The implementation is due to Pierre Geurts (p.geurt@ulg.ac.be). The
implementation is a research prototype and is provided AS IS. No
warranties or guarantees of any kind are given. Do not distribute this
code or use it other than for your own research without permission of
the author.

This code is part of a broader package that includes classification
trees and output kernel trees. If you are interested by this package,
please contact the author (p.geurts@ulg.ac.be).


***********************************************************************

INSTALLATION

- Compile the function rtree-c/ok3enslearn_mo_c.c using the command
mex provided with matlab

    mex rtenslearn_c.c

Note that for convenience, pre-compiled linux and mac os x (64 bits)
binaries are provided in the archive (rtenslearn_c.mexa64 and
rtenslearn_c.mexmaci64, compile with Matlab 7.9 (R2009b).
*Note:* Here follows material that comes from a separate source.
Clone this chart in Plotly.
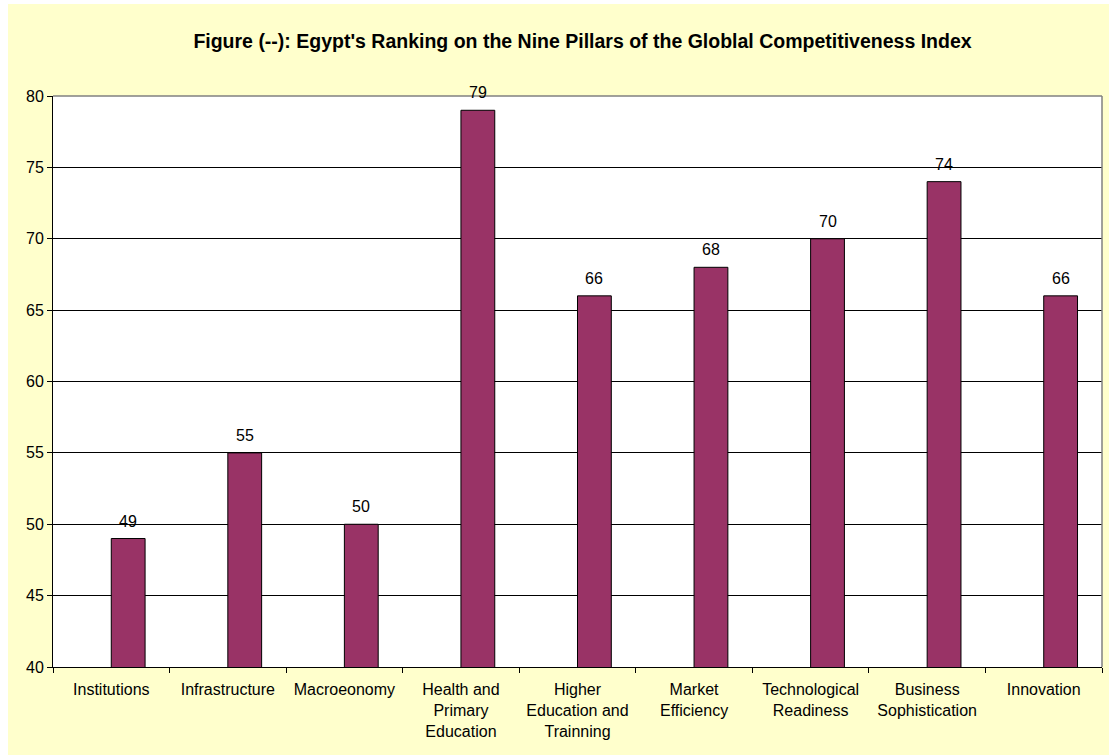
import plotly.graph_objects as go

# Egypt's ranking on the nine GCI pillars
pillars = [
    "Institutions",
    "Infrastructure",
    "Macroeonomy",
    "Health and<br>Primary<br>Education",
    "Higher<br>Education and<br>Trainning",
    "Market<br>Efficiency",
    "Technological<br>Readiness",
    "Business<br>Sophistication",
    "Innovation",
]
ranks = [49, 55, 50, 79, 66, 68, 70, 74, 66]

y_ticks = [40, 45, 50, 55, 60, 65, 70, 75, 80]

FONT = "Arial, 'Liberation Sans', sans-serif"
W, H = 1109, 755
L, R, T, B = 53, 7, 96, 88
pw, ph = W - L - R, H - T - B
BAR_W = 0.29


def px_x(p):
    return (p - L) / pw


def px_y(p):
    return (H - B - p) / ph


fig = go.Figure()
fig.add_trace(go.Bar(
    x=pillars,
    y=ranks,
    width=BAR_W,
    offset=0,
    marker=dict(color="#993366", line=dict(color="#000000", width=1)),
    cliponaxis=False,
))

# value labels above each bar
annotations = [
    dict(x=i, y=v, xref="x", yref="y", text=str(v), showarrow=False,
         xshift=BAR_W / 2 * pw / len(pillars), yshift=7, yanchor="bottom",
         font=dict(family=FONT, size=16, color="#000000"))
    for i, v in enumerate(ranks)
]

shapes = [
    # chart area fill
    dict(type="rect", xref="paper", yref="paper", layer="below",
         x0=px_x(8), x1=px_x(W + 2), y0=px_y(H + 2), y1=px_y(4),
         fillcolor="#FFFFCC", line=dict(width=0)),
    # plot area fill
    dict(type="rect", xref="paper", yref="paper", layer="below",
         x0=0, x1=1, y0=0, y1=1, fillcolor="#FFFFFF", line=dict(width=0)),
    # plot area border (top/right)
    dict(type="line", xref="paper", yref="paper", x0=0, x1=1, y0=1, y1=1,
         line=dict(color="#808080", width=1.5)),
    dict(type="line", xref="paper", yref="paper", x0=1, x1=1, y0=0, y1=1,
         line=dict(color="#808080", width=1.5)),
]

fig.update_layout(
    width=W, height=H,
    margin=dict(l=L, r=R, t=T, b=B, pad=0),
    paper_bgcolor="#FFFFFF",
    plot_bgcolor="rgba(0,0,0,0)",
    showlegend=False,
    shapes=shapes,
    annotations=annotations,
    font=dict(family=FONT, size=16, color="#000000"),
    title=dict(
        text="<b>Figure (--): Egypt's Ranking on the Nine Pillars of the Globlal Competitiveness Index</b>",
        x=582.5 / W, xanchor="center",
        y=1 - 41 / H, yanchor="middle",
        font=dict(family=FONT, size=19.5, color="#000000"),
    ),
    xaxis=dict(
        showgrid=False, showline=True, linecolor="#000000", linewidth=1,
        ticks="outside", tickson="boundaries", ticklen=5, tickcolor="#000000",
        tickfont=dict(family=FONT, size=16), ticklabelstandoff=8,
        fixedrange=True,
    ),
    yaxis=dict(
        range=[40, 80], tickvals=y_ticks, showgrid=True, gridcolor="#000000",
        gridwidth=1, showline=True, linecolor="#000000", linewidth=1,
        ticks="outside", ticklen=5, tickcolor="#000000", zeroline=False,
        tickfont=dict(family=FONT, size=16), fixedrange=True,
    ),
)

fig.write_html("out.html")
- Copy the resulting mex file into the main directory of the package.

- Add the directory RT into matlab's path
  path(path,'..../RT');

- To check that everything works, type 'rtexample' in Matlab (you
  should get no error and a mean square error of around 4.8).

***********************************************************************

SOURCES

Here is a brief description of the matlab functions contained in the
directory. For some of them, see the code for a description of the
input and output arguments. The directory rtree-c contains all c
functions. The source code is (poorly) documented in french.

EXAMPLE:

rtexample.m:
Contain an example of how to use the different functions

friedman1.csv:
An illustrative dataset used in example.m

LEARNING:

rtenslearn_c:

Main function to learn an ensemble of multiple output regression
trees. It provides an interface to the C code. For usage, see the file
rtexample.m

Settings:

init_single_tree.m:
Set the default parameters to grow single regression trees

init_extra_trees.m:
Set the default parameters to grow an ensemble of extremely randomized
trees (see Geurts, Ernst, Wehenkel, Machine Learning, 2006).

init_rf.m:
Set the default parameters to implement Breiman's Random Forests method

init_bagging.m:
Set the default parameters to grow an ensemble of bagged trees

init_mart.m:
Set the default parameters to grow multiple additive regression trees
(MART, see Hastie et al's book)


TESTING

rtenspred.m:

Compute predictions on a test sample with an ensemble of multiple
output regression trees learned with the function rtenslearn_c. (can
be much slower than using the function rtenslearn_c directly)

compute_rtens_variable_importance_mo.m:

Compute variable importances from a test sample for an ensemble built
with the function rtenslearn_c. Another (faster) solution is to do it
directly at the learning stage with the function rtenslearn_c.

cvpredict.m:

Compute the predictions on a sample of objects using cross-validation.